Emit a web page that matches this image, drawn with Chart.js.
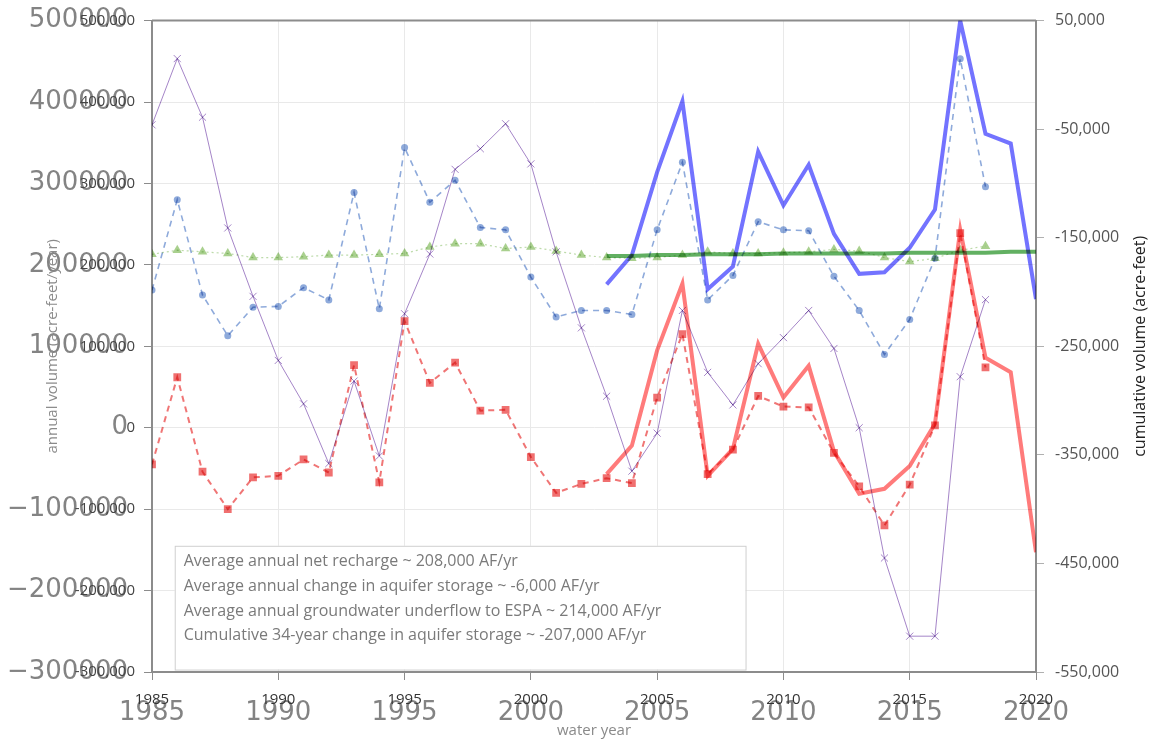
<!DOCTYPE html>
<html>
<head>
<meta charset="utf-8">
<script src="https://cdn.jsdelivr.net/npm/chart.js@4.4.1/dist/chart.umd.min.js"></script>
<style>
  html, body { margin: 0; padding: 0; background: #fff; }
</style>
</head>
<body>
<canvas id="chart" width="1151" height="741"></canvas>
<script>
// water years with annual budget values
const annualYears = [1985, 1986, 1987, 1988, 1989, 1990, 1991, 1992, 1993, 1994,
    1995, 1996, 1997, 1998, 1999, 2000, 2001, 2002, 2003, 2004,
    2005, 2006, 2007, 2008, 2009, 2010, 2011, 2012, 2013, 2014,
    2015, 2016, 2017, 2018];
const netRecharge = [169000, 280000, 163000, 113000, 148000, 149000, 172000, 157000, 289000, 146000,
    344000, 277000, 304000, 246000, 243000, 185000, 136000, 144000, 144000, 139000,
    243000, 326000, 157000, 187000, 253000, 243000, 242000, 186000, 144000, 90000,
    133000, 208000, 453000, 296000];
const underflow = [213000, 218000, 216000, 214000, 209000, 209000, 210000, 212000, 212000, 213000,
    214000, 222000, 226000, 226000, 220000, 222000, 217000, 212000, 209000, 208000,
    209000, 212000, 216000, 214000, 214000, 215000, 216000, 219000, 217000, 209000,
    204000, 208000, 218000, 223000];
const storageChange = [-45000, 62000, -54000, -100000, -61000, -59000, -39000, -55000, 77000, -67000,
    131000, 55000, 80000, 21000, 22000, -36000, -80000, -69000, -62000, -68000,
    37000, 115000, -57000, -27000, 39000, 26000, 25000, -31000, -72000, -120000,
    -70000, 3000, 239000, 74000];
// cumulative storage change, read against the right axis
const cumulativeStorage = [-46000, 15000, -39000, -141000, -204000, -263000, -303000, -358000, -282000, -351000,
    -220000, -165000, -87000, -68000, -45000, -82000, -163000, -233000, -296000, -365000,
    -330000, -217000, -274000, -304000, -266000, -242000, -217000, -252000, -325000, -445000,
    -517000, -517000, -278000, -207000];

// later period series (heavy lines)
const modelYears = [2003, 2004, 2005, 2006, 2007, 2008, 2009, 2010, 2011, 2012,
    2013, 2014, 2015, 2016, 2017, 2018, 2019, 2020];
const modelRecharge = [176000, 212000, 314000, 401000, 170000, 198000, 339000, 273000, 323000, 238000,
    189000, 191000, 221000, 268000, 500000, 361000, 349000, 158000];
const modelStorage = [-57000, -22000, 95000, 177000, -59000, -26000, 103000, 37000, 76000, -29000,
    -81000, -75000, -47000, 5000, 243000, 86000, 68000, -153000];
const modelUnderflow = [211000, 211000, 212000, 212000, 213000, 213000, 213000, 214000, 214000, 214000,
    214000, 214000, 215000, 215000, 215000, 215000, 216000, 216000];

const xTicks = [1985, 1990, 1995, 2000, 2005, 2010, 2015, 2020];
const leftTicks = [-300000, -200000, -100000, 0, 100000, 200000, 300000, 400000, 500000];
const rightTicks = [-550000, -450000, -350000, -250000, -150000, -50000, 50000];

const summaryLines = [
    'Average annual net recharge ~ 208,000 AF/yr',
    'Average annual change in aquifer storage ~ -6,000 AF/yr',
    'Average annual groundwater underflow to ESPA ~ 214,000 AF/yr',
    'Cumulative 34-year change in aquifer storage ~ -207,000 AF/yr'
];

function pts(xs, ys) {
    return xs.map((x, i) => ({ x: x, y: ys[i] }));
}
function fmt(v) {
    return Number(v).toLocaleString('en-US');
}

Chart.defaults.font.family = '"Open Sans", "Liberation Sans", sans-serif';

const GRID = '#e9e9e9';
const AXIS = '#8c8c8c';

// white page, then the large gray tick numbers underneath the axis labels
const backdrop = {
    id: 'backdrop',
    beforeDraw(chart) {
        const ctx = chart.ctx;
        const xs = chart.scales.x, ys = chart.scales.y;
        ctx.save();
        ctx.fillStyle = '#fff';
        ctx.fillRect(0, 0, chart.width, chart.height);
        ctx.font = '26px "DejaVu Sans"';
        ctx.fillStyle = 'rgba(118,118,118,0.9)';
        ctx.textBaseline = 'middle';
        ctx.textAlign = 'right';
        leftTicks.forEach(v => {
            ctx.fillText(String(v).replace('-', '\u2212'), ys.right - 24, ys.getPixelForValue(v));
        });
        ctx.textAlign = 'center';
        xTicks.forEach(v => {
            ctx.fillText(String(v), xs.getPixelForValue(v), xs.top + 41);
        });
        ctx.restore();
    }
};

// frame top, summary box, and multiply blending for the series
const overlay = {
    id: 'overlay',
    beforeDatasetsDraw(chart) {
        const ctx = chart.ctx;
        const a = chart.chartArea;
        const xs = chart.scales.x, ys = chart.scales.y;
        ctx.save();
        ctx.strokeStyle = AXIS;
        ctx.lineWidth = 2;
        ctx.beginPath();
        ctx.moveTo(a.left, a.top);
        ctx.lineTo(a.right, a.top);
        ctx.stroke();

        const bx = xs.getPixelForValue(1985.9);
        const bx2 = xs.getPixelForValue(2008.5);
        const by = ys.getPixelForValue(-145000);
        const by2 = ys.getPixelForValue(-297000);
        ctx.fillStyle = '#fff';
        ctx.fillRect(bx, by, bx2 - bx, by2 - by);
        ctx.strokeStyle = '#cfcfcf';
        ctx.lineWidth = 1;
        ctx.strokeRect(bx + 0.5, by + 0.5, bx2 - bx, by2 - by);
        ctx.fillStyle = '#7a7a7a';
        ctx.font = '16px "Open Sans"';
        ctx.textAlign = 'left';
        ctx.textBaseline = 'middle';
        summaryLines.forEach((t, i) => ctx.fillText(t, bx + 9, by + 16 + i * 24.7));
        ctx.restore();

        ctx.save();
        ctx.globalCompositeOperation = 'multiply';
    },
    afterDatasetsDraw(chart) {
        chart.ctx.restore();
    },
    afterDraw(chart) {
        const ctx = chart.ctx;
        const a = chart.chartArea;
        ctx.save();
        ctx.translate(chart.width - 11, (a.top + a.bottom) / 2);
        ctx.rotate(-Math.PI / 2);
        ctx.font = '16px "Open Sans"';
        ctx.fillStyle = '#222';
        ctx.textAlign = 'center';
        ctx.textBaseline = 'middle';
        ctx.fillText('cumulative volume (acre-feet)', 0, 0);
        ctx.restore();
    }
};

const data = {
    datasets: [
        {
            label: 'Cumulative change in aquifer storage',
            data: pts(annualYears, cumulativeStorage),
            yAxisID: 'yRight',
            borderColor: '#a585c8',
            borderWidth: 1,
            pointStyle: 'crossRot',
            pointRadius: 5,
            pointBorderWidth: 1,
            pointBorderColor: '#a585c8'
        },
        {
            label: 'Net recharge',
            data: pts(annualYears, netRecharge),
            borderColor: '#8eaadb',
            borderWidth: 1.6,
            borderDash: [6, 5],
            pointStyle: 'circle',
            pointRadius: 3.5,
            pointBorderWidth: 0,
            pointBackgroundColor: '#8eaadb'
        },
        {
            label: 'Underflow to ESPA',
            data: pts(annualYears, underflow),
            borderColor: '#bddbaa',
            borderWidth: 1.2,
            borderDash: [2, 3],
            pointStyle: 'triangle',
            pointRadius: 5.5,
            pointBorderWidth: 0,
            pointBackgroundColor: '#a9d08e'
        },
        {
            label: 'Change in aquifer storage',
            data: pts(annualYears, storageChange),
            borderColor: '#f07575',
            borderWidth: 2,
            borderDash: [6, 5],
            pointStyle: 'rect',
            pointRadius: 5.5,
            pointBorderWidth: 0,
            pointBackgroundColor: '#f07070'
        },
        {
            label: 'Recharge 2003-2020',
            data: pts(modelYears, modelRecharge),
            borderColor: '#7373ff',
            borderWidth: 4,
            pointRadius: 0
        },
        {
            label: 'Storage change 2003-2020',
            data: pts(modelYears, modelStorage),
            borderColor: '#ff7b7b',
            borderWidth: 4,
            pointRadius: 0
        },
        {
            label: 'Underflow 2003-2020',
            data: pts(modelYears, modelUnderflow),
            borderColor: '#62b062',
            borderWidth: 4,
            pointRadius: 0
        }
    ]
};

new Chart(document.getElementById('chart'), {
    type: 'line',
    data: data,
    plugins: [backdrop, overlay],
    options: {
        responsive: false,
        animation: false,
        devicePixelRatio: 1,
        layout: { padding: { top: 17, left: 0, right: 0, bottom: 0 } },
        elements: { line: { tension: 0, fill: false } },
        plugins: {
            legend: { display: false },
            tooltip: { enabled: false }
        },
        scales: {
            x: {
                type: 'linear',
                min: 1985,
                max: 2020,
                afterBuildTicks: s => { s.ticks = xTicks.map(v => ({ value: v })); },
                afterFit: s => { s.height = 69; },
                ticks: {
                    callback: v => String(v),
                    font: { size: 15 },
                    color: '#333',
                    padding: 11,
                    maxRotation: 0
                },
                grid: { color: GRID, tickColor: AXIS, tickLength: 8 },
                border: { color: AXIS, width: 2 },
                title: {
                    display: true,
                    text: 'water year',
                    color: '#8a8a8a',
                    font: { size: 15 },
                    padding: { top: 0, bottom: 1 }
                }
            },
            y: {
                position: 'left',
                min: -300000,
                max: 500000,
                afterBuildTicks: s => { s.ticks = leftTicks.map(v => ({ value: v })); },
                afterFit: s => { s.width = 152; },
                ticks: {
                    callback: v => fmt(v),
                    font: { size: 15 },
                    color: '#444',
                    padding: 9
                },
                grid: { color: GRID, tickColor: AXIS, tickLength: 8 },
                border: { color: AXIS, width: 2 },
                title: {
                    display: true,
                    text: 'annual volume (acre-feet/year)',
                    color: '#8a8a8a',
                    font: { size: 15 },
                    padding: { top: 44, bottom: 0 }
                }
            },
            yRight: {
                position: 'right',
                min: -550000,
                max: 50000,
                afterBuildTicks: s => { s.ticks = rightTicks.map(v => ({ value: v })); },
                afterFit: s => { s.width = 115; },
                ticks: {
                    callback: v => fmt(v),
                    font: { size: 16 },
                    color: '#555',
                    padding: 11
                },
                grid: { drawOnChartArea: false, tickColor: '#b0b0b0', tickLength: 8 },
                border: { color: AXIS, width: 2 }
            }
        }
    }
});
</script>
</body>
</html>
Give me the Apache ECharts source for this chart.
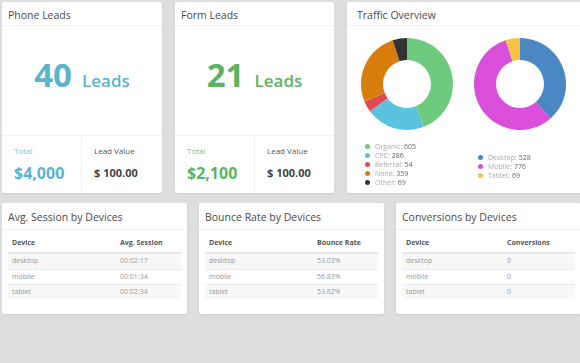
<!DOCTYPE html>
<html><head><meta charset="utf-8">
<script src="https://cdn.jsdelivr.net/npm/echarts@6/dist/echarts.min.js"></script>
<style>
html,body{margin:0;padding:0;width:580px;height:363px;overflow:hidden;background:#dedede;font-family:"Open Sans",sans-serif;}
.card{position:absolute;background:#fff;border-radius:2px;box-shadow:0 1px 2px rgba(0,0,0,.08);overflow:hidden}
.t{position:absolute;white-space:nowrap;}
.hr{position:absolute;height:1px;background:#f0f0f0}
.vr{position:absolute;width:1px;background:#f0f0f0}
</style></head>
<body>
<div id="root"></div>
<script>
// ---- data ----
const leadTitles = ['Phone Leads', 'Form Leads'];
const leadCounts = [40, 21];
const leadTotals = ['$4,000', '$2,100'];
const leadValues = ['$ 100.00', '$ 100.00'];

const sourceNames = ['Organic', 'CPC', 'Referral', 'None', 'Other'];
const sourceValues = [605, 286, 54, 359, 69];
const deviceNames = ['Desktop', 'Mobile', 'Tablet'];
const deviceValues = [528, 776, 69];

const tableTitles = ['Avg. Session by Devices', 'Bounce Rate by Devices', 'Conversions by Devices'];
const tableHeaders = ['Avg. Session', 'Bounce Rate', 'Conversions'];
const tableDevices = ['desktop', 'mobile', 'tablet'];
const avgSession = ['00:02:17', '00:01:34', '00:02:34'];
const bounceRate = ['53.03%', '56.83%', '53.62%'];
const conversions = [0, 0, 0];

// ---- layout helpers ----
const root = document.getElementById('root');
function el(parent, cls, css, html) {
  const d = document.createElement('div');
  if (cls) d.className = cls;
  Object.assign(d.style, css || {});
  if (html !== undefined) d.innerHTML = html;
  parent.appendChild(d);
  return d;
}
function txt(parent, text, x, cy, lh, css) {
  return el(parent, 't', Object.assign({left: x + 'px', top: (cy - lh / 2) + 'px', lineHeight: lh + 'px', height: lh + 'px'}, css || {}), text);
}
const titleCss = {fontSize: '10.5px', color: '#4a4a4a', fontWeight: 400};

// ---- lead cards ----
const leadCards = [{left: 2, width: 160, color: '#5ab4d0'}, {left: 175, width: 159, color: '#5cb460'}];
leadCards.forEach((c, i) => {
  const card = el(root, 'card', {left: c.left + 'px', top: '2px', width: c.width + 'px', height: '191px'});
  txt(card, leadTitles[i], 6, 13, 14, titleCss);
  el(card, 'hr', {left: '0px', top: '23px', width: '100%'});
  el(card, 't', {left: '0px', width: '100%', top: '53px', height: '40px', lineHeight: '40px', textAlign: 'center', color: c.color},
    '<span style="font-size:33px;font-weight:700">' + leadCounts[i] + '</span><span style="font-size:17px;font-weight:600;margin-left:10px">Leads</span>');
  el(card, 'hr', {left: '0px', top: '133px', width: '100%'});
  const mid = Math.round(c.width / 2);
  el(card, 'vr', {left: (mid - 1) + 'px', top: '133px', height: '60px'});
  txt(card, 'Total', 12, 149, 12, {fontSize: '8px', color: c.color, opacity: 0.8});
  txt(card, leadTotals[i], 12, 171, 20, {fontSize: '16px', fontWeight: 700, color: c.color});
  txt(card, 'Lead Value', mid + 12, 149, 12, {fontSize: '8px', color: '#555'});
  txt(card, leadValues[i], mid + 12, 171, 16, {fontSize: '11px', fontWeight: 700, color: '#444'});
});

// ---- traffic card ----
const tcard = el(root, 'card', {left: '347px', top: '2px', width: '236px', height: '191px'});
txt(tcard, 'Traffic Overview', 10, 13, 14, titleCss);
el(tcard, 'hr', {left: '0px', top: '23px', width: '100%'});
const chartDiv = el(tcard, '', {position: 'absolute', left: '0px', top: '0px', width: '236px', height: '191px'});

// ---- table cards ----
const tableValues = [avgSession, bounceRate, conversions];
const tableCards = [{left: 2, col: 112}, {left: 199, col: 112}, {left: 396, col: 105}];
tableCards.forEach((c, i) => {
  const card = el(root, 'card', {left: c.left + 'px', top: '203px', width: '185px', height: '111px'});
  txt(card, tableTitles[i], 6, 14, 14, titleCss);
  el(card, 'hr', {left: '0px', top: '26px', width: '100%'});
  const tbl = el(card, '', {position: 'absolute', left: '6px', top: '31px', width: '173px', height: '66px'});
  txt(tbl, 'Device', 4, 9, 10, {fontSize: '7px', fontWeight: 700, color: '#555'});
  txt(tbl, tableHeaders[i], c.col, 9, 10, {fontSize: '7px', fontWeight: 700, color: '#555'});
  el(tbl, '', {position: 'absolute', left: '0px', top: '18px', width: '100%', height: '2px', background: '#e9e9e9'});
  tableDevices.forEach((d, r) => {
    const top = 20 + r * 15;
    const row = el(tbl, '', {position: 'absolute', left: '0px', top: top + 'px', width: '100%', height: '15px',
      background: r % 2 === 0 ? '#f8f8f8' : '#fff', borderTop: r > 0 ? '1px solid #ececec' : 'none', boxSizing: 'border-box'});
    txt(row, d, 4, 7, 10, {fontSize: '7px', color: '#999'});
    txt(row, String(tableValues[i][r]), c.col, 7, 10, {fontSize: '7px', color: '#999'});
  });
});

// ---- ECharts donuts ----
const sourceColors = ['#6ecb7e', '#5bc2df', '#df4a4f', '#d77d0c', '#333333'];
const deviceColors = ['#4a87c3', '#d94fd9', '#f5c243'];
const chart = echarts.init(chartDiv, null, {renderer: 'canvas'});
function legendFmt(names, values) {
  return function (name) {
    const v = values[names.indexOf(name)];
    return '{a|' + name + ':} {b|' + v + '}';
  };
}
const legendText = {fontSize: 7, fontFamily: 'Open Sans', lineHeight: 9,
  rich: {a: {color: '#aaa', fontSize: 7, fontFamily: 'Open Sans'}, b: {color: '#666', fontSize: 7, fontFamily: 'Open Sans'}}};
chart.setOption({
  animation: false,
  color: sourceColors.concat(deviceColors),
  legend: [
    {data: sourceNames, orient: 'vertical', left: 18, top: 140, height: 50, padding: 0, itemWidth: 5, itemHeight: 5, itemGap: 0,
      icon: 'circle', selectedMode: false, formatter: legendFmt(sourceNames, sourceValues), textStyle: legendText},
    {data: deviceNames, orient: 'vertical', left: 131, top: 151, height: 30, padding: 0, itemWidth: 5, itemHeight: 5, itemGap: 0,
      icon: 'circle', selectedMode: false, formatter: legendFmt(deviceNames, deviceValues), textStyle: legendText}
  ],
  series: [
    {type: 'pie', center: [60, 82], radius: [24, 46], label: {show: false}, labelLine: {show: false},
      emphasis: {disabled: true}, silent: true,
      data: sourceNames.map((n, i) => ({name: n, value: sourceValues[i], itemStyle: {color: sourceColors[i]}}))},
    {type: 'pie', center: [173, 82], radius: [24, 46], label: {show: false}, labelLine: {show: false},
      emphasis: {disabled: true}, silent: true,
      data: deviceNames.map((n, i) => ({name: n, value: deviceValues[i], itemStyle: {color: deviceColors[i]}}))}
  ]
});
</script>
</body></html>
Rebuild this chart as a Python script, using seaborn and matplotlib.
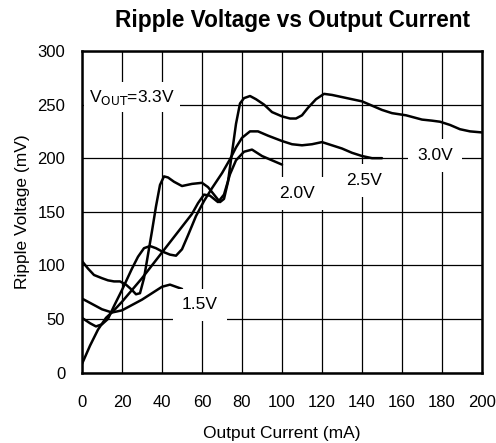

Exercise instructions: Identify lines with the string "script". Copy each one.

Solution below:
<script src="https://cdn.jsdelivr.net/npm/chart.js@4.4.1/dist/chart.umd.min.js"></script>
<script>
</script>
<script src="https://cdn.jsdelivr.net/npm/echarts@6/dist/echarts.min.js"></script>
<script>
</script>
Rebuild this chart as a Python script, using seaborn and matplotlib.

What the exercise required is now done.